Tuesday, May 5, 2009

Cinco de Mayo!

Cinco de Mayo is a date of great importance for the Mexican and Chicano communities. It marks the victory of the Mexican Army over the French at the Battle of Puebla. Althought the Mexican army was eventually defeated, the "Batalla de Puebla" came to represent a symbol of Mexican unity and patriotism. With this victory, Mexico demonstrated to the world that Mexico and all of Latin America were willing to defend themselves of any foreign intervention. Especially those from imperialist states bent on world conquest.

Cinco de Mayo's history has its roots in the French Occupation of Mexico. The French occupation took shape in the aftermath of the Mexican-American War of 1846-48. With this war, Mexico entered a period of national crisis during the 1850's. Years of not only fighting the Americans but also a Civil War, had left Mexico devastated and bankrupt. On July 17, 1861, President Benito Juarez issued a moratorium in which all foreign debt payments would be suspended for a brief period of two years, with the promise that after this period, payments would resume.

The English, Spanish and French refused to allow president Juarez to do this, and instead decided to invade Mexico and get payments by whatever means necessary. The Spanish and English eventually withdrew, but the French refused to leave. Their intention was to create an Empire in Mexico under Napoleon III. Some have argued that the true French occupation was a response to growing American power and to the Monroe Doctrine (America for the Americans).

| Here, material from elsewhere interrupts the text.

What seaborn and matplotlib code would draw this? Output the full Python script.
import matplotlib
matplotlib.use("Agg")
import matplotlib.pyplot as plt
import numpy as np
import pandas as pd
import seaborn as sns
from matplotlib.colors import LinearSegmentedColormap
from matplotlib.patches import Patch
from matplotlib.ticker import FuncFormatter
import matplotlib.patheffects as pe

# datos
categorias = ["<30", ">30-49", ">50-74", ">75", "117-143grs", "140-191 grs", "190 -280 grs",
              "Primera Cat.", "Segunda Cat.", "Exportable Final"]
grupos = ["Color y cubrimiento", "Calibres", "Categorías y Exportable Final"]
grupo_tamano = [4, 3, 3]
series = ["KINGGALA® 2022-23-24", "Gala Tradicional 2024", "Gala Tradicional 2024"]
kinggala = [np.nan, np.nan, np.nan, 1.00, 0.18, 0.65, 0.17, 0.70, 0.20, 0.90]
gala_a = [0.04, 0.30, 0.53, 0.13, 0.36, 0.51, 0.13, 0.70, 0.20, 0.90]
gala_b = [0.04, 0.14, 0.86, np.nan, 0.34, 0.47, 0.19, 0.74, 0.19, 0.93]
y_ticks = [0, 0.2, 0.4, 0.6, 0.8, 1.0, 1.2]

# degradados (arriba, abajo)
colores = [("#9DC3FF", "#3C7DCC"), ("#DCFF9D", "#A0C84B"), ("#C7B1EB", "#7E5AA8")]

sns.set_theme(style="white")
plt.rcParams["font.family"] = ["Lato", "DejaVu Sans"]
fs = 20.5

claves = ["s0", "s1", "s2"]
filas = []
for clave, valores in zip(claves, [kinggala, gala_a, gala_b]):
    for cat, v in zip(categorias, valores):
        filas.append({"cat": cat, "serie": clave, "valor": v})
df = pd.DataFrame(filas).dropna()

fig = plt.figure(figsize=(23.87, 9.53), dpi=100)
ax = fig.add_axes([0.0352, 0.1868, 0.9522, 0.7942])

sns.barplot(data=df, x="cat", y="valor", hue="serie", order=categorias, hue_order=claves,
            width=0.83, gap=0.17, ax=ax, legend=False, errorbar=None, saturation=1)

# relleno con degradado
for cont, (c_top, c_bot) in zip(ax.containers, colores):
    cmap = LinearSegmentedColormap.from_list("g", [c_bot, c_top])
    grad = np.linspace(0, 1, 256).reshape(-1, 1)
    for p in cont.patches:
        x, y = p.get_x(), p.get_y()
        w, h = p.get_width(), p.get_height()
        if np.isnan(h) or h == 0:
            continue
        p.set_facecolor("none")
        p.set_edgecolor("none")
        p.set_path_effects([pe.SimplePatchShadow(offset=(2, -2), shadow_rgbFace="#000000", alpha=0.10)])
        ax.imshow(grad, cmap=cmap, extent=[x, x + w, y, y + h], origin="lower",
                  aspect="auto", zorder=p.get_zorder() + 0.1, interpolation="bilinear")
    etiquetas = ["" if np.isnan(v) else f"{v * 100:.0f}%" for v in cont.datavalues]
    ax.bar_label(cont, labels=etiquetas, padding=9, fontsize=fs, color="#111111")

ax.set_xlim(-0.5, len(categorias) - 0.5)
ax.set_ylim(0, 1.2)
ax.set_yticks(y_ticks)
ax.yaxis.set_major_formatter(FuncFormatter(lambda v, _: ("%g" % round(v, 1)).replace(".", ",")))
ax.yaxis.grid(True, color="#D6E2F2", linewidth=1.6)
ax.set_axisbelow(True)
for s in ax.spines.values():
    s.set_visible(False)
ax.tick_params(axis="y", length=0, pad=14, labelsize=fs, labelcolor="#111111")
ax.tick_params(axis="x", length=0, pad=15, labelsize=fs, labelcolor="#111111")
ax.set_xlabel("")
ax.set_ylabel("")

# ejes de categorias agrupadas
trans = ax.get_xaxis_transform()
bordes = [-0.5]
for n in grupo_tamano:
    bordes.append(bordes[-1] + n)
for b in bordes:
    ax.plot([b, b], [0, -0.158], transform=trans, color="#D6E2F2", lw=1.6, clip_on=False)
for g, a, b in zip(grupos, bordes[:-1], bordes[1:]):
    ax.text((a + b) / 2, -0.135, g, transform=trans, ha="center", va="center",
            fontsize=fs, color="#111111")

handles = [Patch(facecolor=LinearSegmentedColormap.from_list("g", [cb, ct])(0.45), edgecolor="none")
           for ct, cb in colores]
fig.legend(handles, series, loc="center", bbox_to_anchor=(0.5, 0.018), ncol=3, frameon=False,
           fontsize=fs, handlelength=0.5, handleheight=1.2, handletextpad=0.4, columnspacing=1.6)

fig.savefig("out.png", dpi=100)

Napoleon III believed that if the United States was allowed to prosper indescriminantly, it would eventually become a power in and of itself.

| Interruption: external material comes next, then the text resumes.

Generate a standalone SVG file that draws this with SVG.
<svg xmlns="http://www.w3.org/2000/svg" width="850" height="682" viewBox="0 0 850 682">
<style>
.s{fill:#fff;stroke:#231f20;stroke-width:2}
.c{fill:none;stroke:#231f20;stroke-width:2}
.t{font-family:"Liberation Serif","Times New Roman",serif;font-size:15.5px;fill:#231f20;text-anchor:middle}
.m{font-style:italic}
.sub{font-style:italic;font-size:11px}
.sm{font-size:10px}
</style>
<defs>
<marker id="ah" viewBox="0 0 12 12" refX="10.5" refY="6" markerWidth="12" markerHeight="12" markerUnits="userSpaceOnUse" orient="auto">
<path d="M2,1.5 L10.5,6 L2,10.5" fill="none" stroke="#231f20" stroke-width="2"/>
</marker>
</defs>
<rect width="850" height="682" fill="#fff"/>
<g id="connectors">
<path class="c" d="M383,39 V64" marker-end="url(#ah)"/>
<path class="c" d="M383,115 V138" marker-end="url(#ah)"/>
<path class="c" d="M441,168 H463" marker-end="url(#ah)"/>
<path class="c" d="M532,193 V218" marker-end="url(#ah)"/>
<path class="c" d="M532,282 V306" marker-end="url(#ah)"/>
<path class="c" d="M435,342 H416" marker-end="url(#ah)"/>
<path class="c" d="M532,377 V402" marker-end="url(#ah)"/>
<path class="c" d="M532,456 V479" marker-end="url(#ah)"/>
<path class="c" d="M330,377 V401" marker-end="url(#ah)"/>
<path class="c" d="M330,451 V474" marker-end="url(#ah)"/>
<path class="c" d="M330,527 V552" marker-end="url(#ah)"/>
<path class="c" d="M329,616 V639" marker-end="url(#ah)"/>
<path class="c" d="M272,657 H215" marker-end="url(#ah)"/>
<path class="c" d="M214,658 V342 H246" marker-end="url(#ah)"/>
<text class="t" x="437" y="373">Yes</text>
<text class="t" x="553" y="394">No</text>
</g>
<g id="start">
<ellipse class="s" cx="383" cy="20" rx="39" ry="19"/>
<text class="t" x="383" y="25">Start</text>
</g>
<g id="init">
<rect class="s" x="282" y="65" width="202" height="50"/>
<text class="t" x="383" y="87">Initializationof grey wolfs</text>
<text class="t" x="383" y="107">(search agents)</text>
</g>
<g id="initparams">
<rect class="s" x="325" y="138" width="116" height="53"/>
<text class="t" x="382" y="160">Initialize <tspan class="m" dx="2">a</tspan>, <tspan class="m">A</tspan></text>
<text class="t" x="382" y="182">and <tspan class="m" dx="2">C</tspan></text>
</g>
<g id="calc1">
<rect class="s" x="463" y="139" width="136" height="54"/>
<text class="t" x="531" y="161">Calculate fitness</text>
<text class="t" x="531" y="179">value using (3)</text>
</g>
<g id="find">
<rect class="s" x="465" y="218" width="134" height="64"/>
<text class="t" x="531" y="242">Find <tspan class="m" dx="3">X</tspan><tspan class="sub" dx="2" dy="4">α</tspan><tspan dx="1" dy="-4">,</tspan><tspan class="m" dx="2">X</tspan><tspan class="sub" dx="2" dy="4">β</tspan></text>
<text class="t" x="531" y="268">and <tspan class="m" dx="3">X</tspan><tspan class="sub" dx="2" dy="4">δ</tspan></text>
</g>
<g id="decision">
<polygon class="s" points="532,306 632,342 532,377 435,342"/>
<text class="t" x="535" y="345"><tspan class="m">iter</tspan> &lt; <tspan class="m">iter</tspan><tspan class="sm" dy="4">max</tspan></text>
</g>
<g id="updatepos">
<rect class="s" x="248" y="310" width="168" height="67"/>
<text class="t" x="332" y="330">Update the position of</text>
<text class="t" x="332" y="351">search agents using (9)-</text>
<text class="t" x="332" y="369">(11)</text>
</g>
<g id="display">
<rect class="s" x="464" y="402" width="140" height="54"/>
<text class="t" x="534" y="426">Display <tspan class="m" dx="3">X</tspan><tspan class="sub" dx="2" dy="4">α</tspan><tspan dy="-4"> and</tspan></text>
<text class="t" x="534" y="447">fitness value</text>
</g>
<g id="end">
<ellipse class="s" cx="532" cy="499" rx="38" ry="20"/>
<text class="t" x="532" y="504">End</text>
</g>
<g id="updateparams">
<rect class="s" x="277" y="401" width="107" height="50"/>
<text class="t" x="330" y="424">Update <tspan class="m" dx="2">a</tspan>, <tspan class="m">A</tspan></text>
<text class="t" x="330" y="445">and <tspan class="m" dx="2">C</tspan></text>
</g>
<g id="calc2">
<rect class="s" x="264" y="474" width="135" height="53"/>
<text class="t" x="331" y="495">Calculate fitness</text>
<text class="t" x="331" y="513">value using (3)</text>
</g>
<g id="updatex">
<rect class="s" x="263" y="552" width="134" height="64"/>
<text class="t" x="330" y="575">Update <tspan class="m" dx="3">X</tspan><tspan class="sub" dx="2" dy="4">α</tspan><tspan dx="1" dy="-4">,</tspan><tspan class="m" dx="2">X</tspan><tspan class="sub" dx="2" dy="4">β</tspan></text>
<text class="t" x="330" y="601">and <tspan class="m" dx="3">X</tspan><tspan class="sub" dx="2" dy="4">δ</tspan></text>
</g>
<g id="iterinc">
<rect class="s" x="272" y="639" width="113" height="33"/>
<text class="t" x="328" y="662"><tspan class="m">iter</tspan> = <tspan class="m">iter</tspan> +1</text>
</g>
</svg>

In 1862, the French army began its advance. Under General Ignacio Zaragoza, 5,000 ill-equipped Mestizo and Zapotec Indians defeated the French army in what came to be known as the "Batalla de Puebla" on the fifth of May.
In the United States, the "Batalla de Puebla" came to be known as simply "5 de Mayo" and unfortunately, many people wrongly equate it with Mexican Independence which was on September 16, 1810, nearly a fifty year difference.
These stamps from Stamps Happen are perfect for today! Ooooh, for some garden tomatoes to make fresh salsa!! These would make cute place cards and invitations for a Mexican theme dinner wouldn't they! ......mmmmm....ok, I'm seriously craving Mexican right now!!
This card is a combo technique and color challenge on SCS. The techinque is wax paper resist with a twist. I ran 2 pieces of wax paper through the Cuttlebug with 2 different folders, placed the wax paper over my cardstock and taking some copy paper to sandwich it between, I ironed over it. The wax transfers to your cardstock and leaves a pattern which magically appears when you brayer ink over it!! Cool huh!
The images are colored with a combo of Prismacolor pencils and Copics. I stamped and colored a second image, cut it out and popped it up over each one. The swirly clip is held on by Helmar's Scrap Dots glue....amazing stuff!
!Espero que haya un maravilloso 5 de mayo!
Gracias por pasar


Connie M. said...

Oh fun, Dawn! The perfect card for today!!

Tosha Leyendekker said...

What a fun Cinco de Mayo card Dawn!! Love the vibrant colors! So perfect for this day's celebration!

Jerri Kay said...

Way too cute Dawn, I love it!

mel m. m. mccarthy said...

Sooooooooh pretty and fun! Such beautiful HOT colours! Mmmm I love making homemade salsa! Homegrown tomatoes (and Cilantro too!) Yum!

- dlm. said...

What a fun card, Dawn! I love your use of colour.